Near Field Communication

Projects using the same technology found in travel passes, some new bank cards, and some electronic entry keys

This page is where I’ll post about anything I have done with NFC, or Near Field Communication, to give it it’s full name, having now got some equipment that supports it, a Samsung Galaxy S4 mobile telephone, I do also have the S II “P” version that includes NFC hardware, and the two do talk to one another, the newer of the phones has the support needed for contactless payments, ideal when getting lunch out at some places

On discovering some of the potentials of this technology it gave me some ideas of what I could actually do with it, so when I get some blank tags I’ll even include some how-to guides on how to make your own NFC tags, this should be a lot of fun

NFC reception on a shortwave radio

After doing some digging on Wikipedia, I found the radio frequency in use by NFC, this is 13.56MHz, a frequency that is readily tunable on most shortwave receivers.

This brings an issue into play, security. NFC will only work when the two devices are next to each other, however antennas can pick up the signal.  If only one device of the pair is powered, moving the unpowered device away appears to cut the transmission from the powered device.

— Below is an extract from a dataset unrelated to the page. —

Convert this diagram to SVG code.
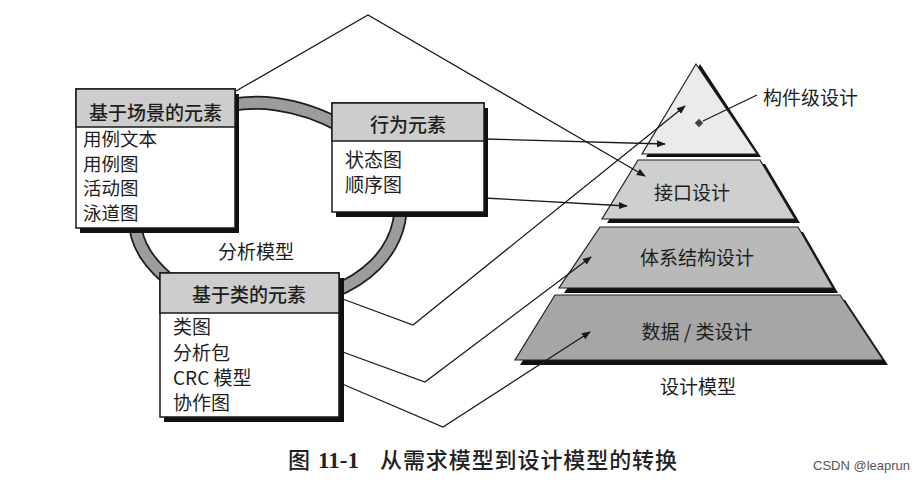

The range I managed to obtain with my shortwave receiver acting as the “in the middle” device was limited to a centimeter or two.  My phone was used as the powered NFC device, a passive NFC device was used in this test, when the phone was reading data from the passive device the transfer could be heard over the speaker, when the transfer stopped the carrier was dead, moving the passive device away shut down the transmission from the phone. I will make a video demonstration of this at some stage using a device that does not contain any sensitive data, most likely a tag I have written myself with some nonsense text in it, so if it can be deciphered with the audio, it will just come back as garbage or nonsensical.